Personal information
- Full name: Scholes Butler Birch
- Born: 30 July 1826 Failsworth, Lancashire, England
- Died: 13 April 1910 (aged 83) Cheshunt, Hertfordshire, England
- Batting: Unknown
- Bowling: Unknown-arm underarm slow
- Relations: Lea Birch (father)

Domestic team information
- 1849–1851: Lancashire

Career statistics
| Competition | First-class |
| Matches | 6 |
| Runs scored | 84 |
| Batting average | 7.00 |
| 100s/50s | –/– |
| Top score | 33 |
| Balls bowled | 104 |
| Wickets | 0 |
| Bowling average | – |
| 5 wickets in innings | – |
| 10 wickets in match | – |
| Best bowling | – |
| Catches/stumpings | 3/– |
- Source: Cricinfo, 2 April 2019

= Scholes Birch =

English cricketer and medical doctor

Scholes Butler Birch (30 July 1826 - 13 April 1910) was an English first-class cricketer and medical doctor.
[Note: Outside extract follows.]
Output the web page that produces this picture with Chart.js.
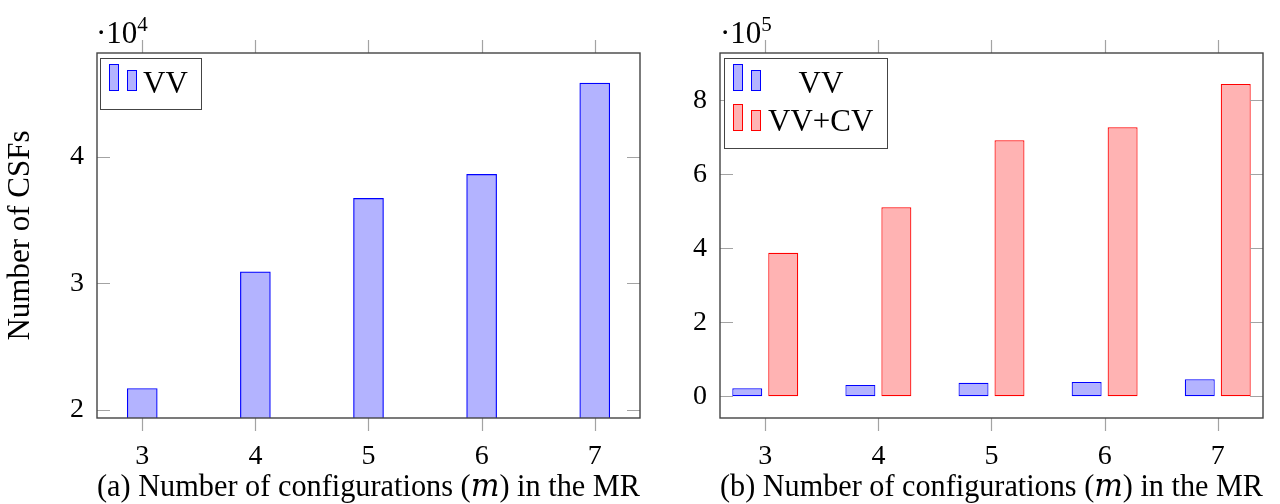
<!DOCTYPE html>
<html>
<head>
<meta charset="utf-8">
<script src="https://cdn.jsdelivr.net/npm/chart.js@4.4.1/dist/chart.umd.min.js"></script>
<style>
  html, body { margin: 0; padding: 0; background: #fff; }
  #wrap { position: relative; width: 1280px; height: 504px; overflow: hidden;
          font-family: 'Liberation Serif', 'DejaVu Serif', serif; color: #000; }
  .pane { position: absolute; top: 0; }
  .exp { position: absolute; font-size: 31px; line-height: 1; white-space: nowrap; }
  .exp sup { font-size: 21px; line-height: 0; vertical-align: 12px; }
  .legend { position: absolute; box-sizing: border-box; border: 1.3px solid #444; background: #fff; }
  .legend .ico { position: absolute; box-sizing: border-box; width: 10px; border: 1.3px solid; }
  .legend .txt { position: absolute; font-size: 31px; line-height: 1; white-space: nowrap; }
  .blue { background: rgb(179,179,255); border-color: #0000ff !important; }
  .red { background: rgb(255,179,179); border-color: #ff0000 !important; }
</style>
</head>
<body>
<div id="wrap">
  <div class="pane" style="left:0"><canvas id="chartA" width="660" height="504"></canvas></div>
  <div class="pane" style="left:660px"><canvas id="chartB" width="620" height="504"></canvas></div>

  <div class="exp" style="left:96px;top:17px">·10<sup>4</sup></div>
  <div class="exp" style="left:720px;top:17px">·10<sup>5</sup></div>

  <div class="legend" style="left:100px;top:58px;width:102px;height:52px">
    <div class="ico blue" style="left:8px;top:5px;height:27px"></div>
    <div class="ico blue" style="left:26px;top:11px;height:21px"></div>
    <div class="txt" style="left:42px;top:8px">VV</div>
  </div>

  <div class="legend" style="left:724px;top:58px;width:164px;height:91px">
    <div class="ico blue" style="left:8px;top:5px;height:27px"></div>
    <div class="ico blue" style="left:26px;top:11px;height:21px"></div>
    <div class="txt" style="left:43px;top:8px;width:106px;text-align:center">VV</div>
    <div class="ico red" style="left:8px;top:45px;height:27px"></div>
    <div class="ico red" style="left:26px;top:51px;height:21px"></div>
    <div class="txt" style="left:43px;top:46px">VV+CV</div>
  </div>
</div>

<script>
// number of configurations in the MR
const configs = [3, 4, 5, 6, 7];
// number of CSFs
const vvCSFs = [21700, 30900, 36700, 38600, 45800];
const vvcvCSFs = [388000, 511000, 692000, 727000, 844000];
// tick values
const ticksA = [20000, 30000, 40000];
const ticksB = [0, 200000, 400000, 600000, 800000];

const serif = "'Liberation Serif', 'DejaVu Serif', serif";
const blueFill = 'rgb(179,179,255)';
const redFill = 'rgb(255,179,179)';

// pgfplots style frame: box round the plot, ticks in on y, out on x
const pgfFrame = {
    id: 'pgfFrame',
    afterDatasetsDraw(chart) {
        const { ctx, chartArea: a, scales: { x, y } } = chart;
        ctx.save();
        ctx.strokeStyle = '#a3a3a3';
        ctx.lineWidth = 1.2;
        ctx.beginPath();
        y.ticks.forEach(t => {
            const py = Math.round(y.getPixelForValue(t.value)) + 0.5;
            ctx.moveTo(a.left, py); ctx.lineTo(a.left + 13, py);
            ctx.moveTo(a.right - 13, py); ctx.lineTo(a.right, py);
        });
        x.ticks.forEach(t => {
            const px = Math.round(x.getPixelForValue(t.value)) + 0.5;
            ctx.moveTo(px, a.bottom); ctx.lineTo(px, a.bottom + 13);
            ctx.moveTo(px, a.top - 13); ctx.lineTo(px, a.top);
        });
        ctx.stroke();
        ctx.strokeStyle = '#444';
        ctx.lineWidth = 1.4;
        ctx.strokeRect(a.left, a.top, a.right - a.left, a.bottom - a.top);
        ctx.restore();
    }
};

function points(values) {
    return configs.map((m, i) => ({ x: m, y: values[i] }));
}

function barOptions(o) {
    return {
        responsive: false,
        animation: false,
        layout: { padding: { top: 53, right: o.padRight, left: 0, bottom: 0 } },
        plugins: { legend: { display: false }, tooltip: { enabled: false } },
        scales: {
            x: {
                type: 'linear',
                min: 2.6,
                max: 7.4,
                offset: false,
                grid: { display: false, drawTicks: false },
                border: { display: false },
                afterBuildTicks: s => { s.ticks = configs.map(v => ({ value: v })); },
                afterFit: s => { s.height = 86; },
                ticks: {
                    autoSkip: false, maxRotation: 0, padding: 22, color: '#000',
                    font: { family: serif, size: 28 },
                    callback: v => String(v)
                },
                title: {
                    display: true, text: o.caption, color: '#000',
                    font: { family: serif, size: 32, lineHeight: 1 },
                    padding: { top: 0, bottom: 0 }
                }
            },
            y: {
                min: o.yMin,
                max: o.yMax,
                grid: { display: false, drawTicks: false },
                border: { display: false },
                afterBuildTicks: s => { s.ticks = o.yTicks.map(v => ({ value: v })); },
                afterFit: s => { s.width = o.axisWidth; },
                ticks: {
                    padding: 13, color: '#000',
                    font: { family: serif, size: 28 },
                    callback: v => String(v / o.scale)
                },
                title: {
                    display: !!o.yTitle, text: o.yTitle || '', color: '#000',
                    font: { family: serif, size: 31, lineHeight: 1 },
                    padding: { top: 5, bottom: 0 }
                }
            }
        }
    };
}

new Chart(document.getElementById('chartA'), {
    type: 'bar',
    data: {
        datasets: [{
            label: 'VV',
            data: points(vvCSFs),
            backgroundColor: blueFill,
            borderColor: '#0000ff',
            borderWidth: 1.2,
            borderSkipped: false,
            barThickness: 30
        }]
    },
    options: barOptions({
        padRight: 20, axisWidth: 97,
        yMin: 19370, yMax: 48180, yTicks: ticksA, scale: 1e4,
        yTitle: 'Number of CSFs',
        caption: '(a) Number of configurations (𝑚) in the MR'
    }),
    plugins: [pgfFrame]
});

new Chart(document.getElementById('chartB'), {
    type: 'bar',
    data: {
        datasets: [{
            label: 'VV',
            data: points(vvCSFs),
            backgroundColor: blueFill,
            borderColor: '#0000ff',
            borderWidth: 1.2,
            borderSkipped: false,
            categoryPercentage: 0.636,
            barPercentage: 0.833
        }, {
            label: 'VV+CV',
            data: points(vvcvCSFs),
            backgroundColor: redFill,
            borderColor: '#ff0000',
            borderWidth: 1.2,
            borderSkipped: false,
            categoryPercentage: 0.636,
            barPercentage: 0.833
        }]
    },
    options: barOptions({
        padRight: 17, axisWidth: 60,
        yMin: -58600, yMax: 927900, yTicks: ticksB, scale: 1e5,
        caption: '(b) Number of configurations (𝑚) in the MR'
    }),
    plugins: [pgfFrame]
});
</script>
</body>
</html>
The son of the first-class cricketer Lea Birch, he was born at Failsworth, Lancashire and studied medicine at the University of St Andrews School of Medicine. He made his debut in first-class cricket for Manchester against Yorkshire at Manchester. He played in first-class matches for Manchester on six occasions between 1845 and 1852, including on three occasions when the matches were billed as Lancashire v Yorkshire in 1849 and 1851. Across six first-class matches, Birch scored 84 runs at an average of 7.00, with a high score of 33. He was one of the earliest members of the Free Foresters Cricket Club. He died in April 1910 at Cheshunt, Hertfordshire.